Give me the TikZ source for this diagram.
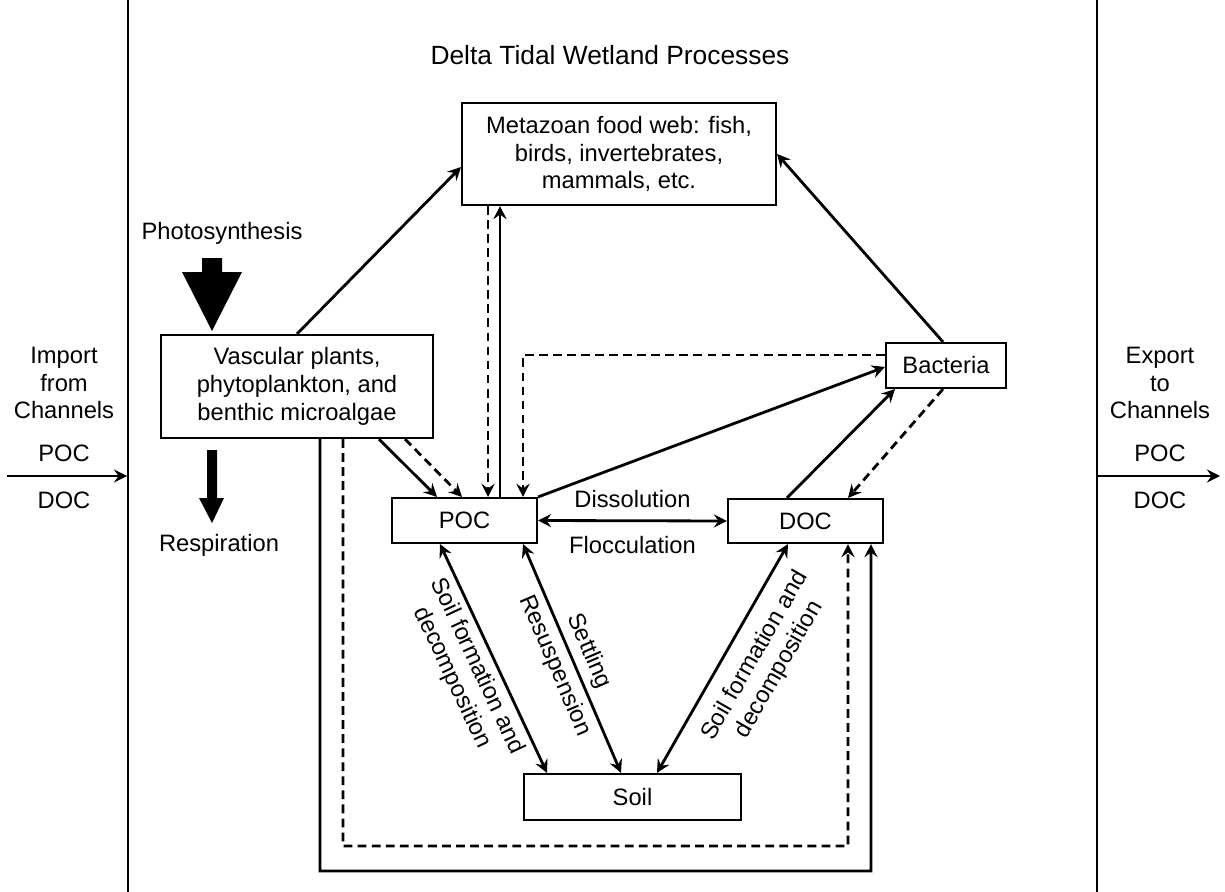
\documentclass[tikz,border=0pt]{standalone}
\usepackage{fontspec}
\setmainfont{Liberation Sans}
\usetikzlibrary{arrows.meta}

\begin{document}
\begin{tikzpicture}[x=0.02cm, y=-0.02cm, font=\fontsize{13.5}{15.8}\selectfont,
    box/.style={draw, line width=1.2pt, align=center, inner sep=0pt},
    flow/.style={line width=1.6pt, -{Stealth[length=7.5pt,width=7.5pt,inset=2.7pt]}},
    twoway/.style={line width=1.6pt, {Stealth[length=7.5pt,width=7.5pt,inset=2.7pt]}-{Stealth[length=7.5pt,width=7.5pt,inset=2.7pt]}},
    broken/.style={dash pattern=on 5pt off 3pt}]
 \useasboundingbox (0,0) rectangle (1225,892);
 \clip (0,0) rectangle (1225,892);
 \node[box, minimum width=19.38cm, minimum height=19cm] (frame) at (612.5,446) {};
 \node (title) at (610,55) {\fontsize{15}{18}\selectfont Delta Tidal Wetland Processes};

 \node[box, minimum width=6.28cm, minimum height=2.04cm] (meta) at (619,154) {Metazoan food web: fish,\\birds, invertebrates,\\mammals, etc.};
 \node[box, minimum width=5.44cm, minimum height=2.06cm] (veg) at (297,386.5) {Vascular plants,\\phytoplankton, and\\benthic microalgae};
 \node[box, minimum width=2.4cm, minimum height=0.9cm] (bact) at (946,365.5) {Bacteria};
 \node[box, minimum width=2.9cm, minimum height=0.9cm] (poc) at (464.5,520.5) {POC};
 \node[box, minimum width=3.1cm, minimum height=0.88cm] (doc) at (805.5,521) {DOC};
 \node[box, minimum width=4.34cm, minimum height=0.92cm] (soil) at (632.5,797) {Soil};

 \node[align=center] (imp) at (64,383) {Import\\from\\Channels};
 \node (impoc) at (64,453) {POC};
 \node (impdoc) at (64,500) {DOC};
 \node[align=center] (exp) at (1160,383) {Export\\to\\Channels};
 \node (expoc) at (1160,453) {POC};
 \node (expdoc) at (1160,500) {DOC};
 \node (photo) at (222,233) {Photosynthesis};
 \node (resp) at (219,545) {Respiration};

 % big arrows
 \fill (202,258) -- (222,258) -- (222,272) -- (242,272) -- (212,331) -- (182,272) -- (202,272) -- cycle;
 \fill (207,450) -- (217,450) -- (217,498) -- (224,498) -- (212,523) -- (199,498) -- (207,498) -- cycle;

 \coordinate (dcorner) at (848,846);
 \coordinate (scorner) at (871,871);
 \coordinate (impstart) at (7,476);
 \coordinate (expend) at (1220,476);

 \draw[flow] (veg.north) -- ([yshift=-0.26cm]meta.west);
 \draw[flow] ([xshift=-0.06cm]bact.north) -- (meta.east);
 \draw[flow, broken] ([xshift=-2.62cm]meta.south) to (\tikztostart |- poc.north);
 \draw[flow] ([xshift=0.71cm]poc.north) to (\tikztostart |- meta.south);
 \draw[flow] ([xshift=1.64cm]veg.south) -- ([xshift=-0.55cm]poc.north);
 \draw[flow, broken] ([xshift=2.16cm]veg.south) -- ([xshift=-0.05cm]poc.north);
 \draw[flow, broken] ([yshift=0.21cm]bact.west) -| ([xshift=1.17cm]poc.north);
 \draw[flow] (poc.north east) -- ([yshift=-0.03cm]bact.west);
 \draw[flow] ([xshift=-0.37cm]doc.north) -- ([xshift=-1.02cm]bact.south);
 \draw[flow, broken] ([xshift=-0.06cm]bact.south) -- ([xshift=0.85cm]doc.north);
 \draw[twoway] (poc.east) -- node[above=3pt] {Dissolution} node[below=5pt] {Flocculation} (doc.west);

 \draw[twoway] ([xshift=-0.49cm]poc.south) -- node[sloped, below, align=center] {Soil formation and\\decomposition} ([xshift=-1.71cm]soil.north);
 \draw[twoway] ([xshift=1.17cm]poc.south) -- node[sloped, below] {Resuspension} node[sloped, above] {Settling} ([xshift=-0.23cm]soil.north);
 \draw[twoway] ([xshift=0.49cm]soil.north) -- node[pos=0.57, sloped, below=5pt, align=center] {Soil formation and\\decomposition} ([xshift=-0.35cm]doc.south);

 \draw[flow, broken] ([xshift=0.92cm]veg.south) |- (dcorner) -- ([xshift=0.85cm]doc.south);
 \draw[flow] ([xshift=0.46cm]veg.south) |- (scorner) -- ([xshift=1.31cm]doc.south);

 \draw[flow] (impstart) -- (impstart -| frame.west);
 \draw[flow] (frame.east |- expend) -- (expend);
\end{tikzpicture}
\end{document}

┄┄┄┄┄┄

(EXERCISE DESCRIPTION) Copy out the whole listing exactly, and don't carry over any pictures.

(ANSWER TO THE PROBLEM)
Give me the TikZ source for this diagram.
\documentclass[tikz,border=0pt]{standalone}
\usepackage{fontspec}
\setmainfont{Liberation Sans}
\usetikzlibrary{arrows.meta}

\begin{document}
\begin{tikzpicture}[x=0.02cm, y=-0.02cm, font=\fontsize{13.5}{15.8}\selectfont,
    box/.style={draw, line width=1.2pt, align=center, inner sep=0pt},
    flow/.style={line width=1.6pt, -{Stealth[length=7.5pt,width=7.5pt,inset=2.7pt]}},
    twoway/.style={line width=1.6pt, {Stealth[length=7.5pt,width=7.5pt,inset=2.7pt]}-{Stealth[length=7.5pt,width=7.5pt,inset=2.7pt]}},
    broken/.style={dash pattern=on 5pt off 3pt}]
 \useasboundingbox (0,0) rectangle (1225,892);
 \clip (0,0) rectangle (1225,892);
 \node[box, minimum width=19.38cm, minimum height=19cm] (frame) at (612.5,446) {};
 \node (title) at (610,55) {\fontsize{15}{18}\selectfont Delta Tidal Wetland Processes};

 \node[box, minimum width=6.28cm, minimum height=2.04cm] (meta) at (619,154) {Metazoan food web: fish,\\birds, invertebrates,\\mammals, etc.};
 \node[box, minimum width=5.44cm, minimum height=2.06cm] (veg) at (297,386.5) {Vascular plants,\\phytoplankton, and\\benthic microalgae};
 \node[box, minimum width=2.4cm, minimum height=0.9cm] (bact) at (946,365.5) {Bacteria};
 \node[box, minimum width=2.9cm, minimum height=0.9cm] (poc) at (464.5,520.5) {POC};
 \node[box, minimum width=3.1cm, minimum height=0.88cm] (doc) at (805.5,521) {DOC};
 \node[box, minimum width=4.34cm, minimum height=0.92cm] (soil) at (632.5,797) {Soil};

 \node[align=center] (imp) at (64,383) {Import\\from\\Channels};
 \node (impoc) at (64,453) {POC};
 \node (impdoc) at (64,500) {DOC};
 \node[align=center] (exp) at (1160,383) {Export\\to\\Channels};
 \node (expoc) at (1160,453) {POC};
 \node (expdoc) at (1160,500) {DOC};
 \node (photo) at (222,233) {Photosynthesis};
 \node (resp) at (219,545) {Respiration};

 % big arrows
 \fill (202,258) -- (222,258) -- (222,272) -- (242,272) -- (212,331) -- (182,272) -- (202,272) -- cycle;
 \fill (207,450) -- (217,450) -- (217,498) -- (224,498) -- (212,523) -- (199,498) -- (207,498) -- cycle;

 \coordinate (dcorner) at (848,846);
 \coordinate (scorner) at (871,871);
 \coordinate (impstart) at (7,476);
 \coordinate (expend) at (1220,476);

 \draw[flow] (veg.north) -- ([yshift=-0.26cm]meta.west);
 \draw[flow] ([xshift=-0.06cm]bact.north) -- (meta.east);
 \draw[flow, broken] ([xshift=-2.62cm]meta.south) to (\tikztostart |- poc.north);
 \draw[flow] ([xshift=0.71cm]poc.north) to (\tikztostart |- meta.south);
 \draw[flow] ([xshift=1.64cm]veg.south) -- ([xshift=-0.55cm]poc.north);
 \draw[flow, broken] ([xshift=2.16cm]veg.south) -- ([xshift=-0.05cm]poc.north);
 \draw[flow, broken] ([yshift=0.21cm]bact.west) -| ([xshift=1.17cm]poc.north);
 \draw[flow] (poc.north east) -- ([yshift=-0.03cm]bact.west);
 \draw[flow] ([xshift=-0.37cm]doc.north) -- ([xshift=-1.02cm]bact.south);
 \draw[flow, broken] ([xshift=-0.06cm]bact.south) -- ([xshift=0.85cm]doc.north);
 \draw[twoway] (poc.east) -- node[above=3pt] {Dissolution} node[below=5pt] {Flocculation} (doc.west);

 \draw[twoway] ([xshift=-0.49cm]poc.south) -- node[sloped, below, align=center] {Soil formation and\\decomposition} ([xshift=-1.71cm]soil.north);
 \draw[twoway] ([xshift=1.17cm]poc.south) -- node[sloped, below] {Resuspension} node[sloped, above] {Settling} ([xshift=-0.23cm]soil.north);
 \draw[twoway] ([xshift=0.49cm]soil.north) -- node[pos=0.57, sloped, below=5pt, align=center] {Soil formation and\\decomposition} ([xshift=-0.35cm]doc.south);

 \draw[flow, broken] ([xshift=0.92cm]veg.south) |- (dcorner) -- ([xshift=0.85cm]doc.south);
 \draw[flow] ([xshift=0.46cm]veg.south) |- (scorner) -- ([xshift=1.31cm]doc.south);

 \draw[flow] (impstart) -- (impstart -| frame.west);
 \draw[flow] (frame.east |- expend) -- (expend);
\end{tikzpicture}
\end{document}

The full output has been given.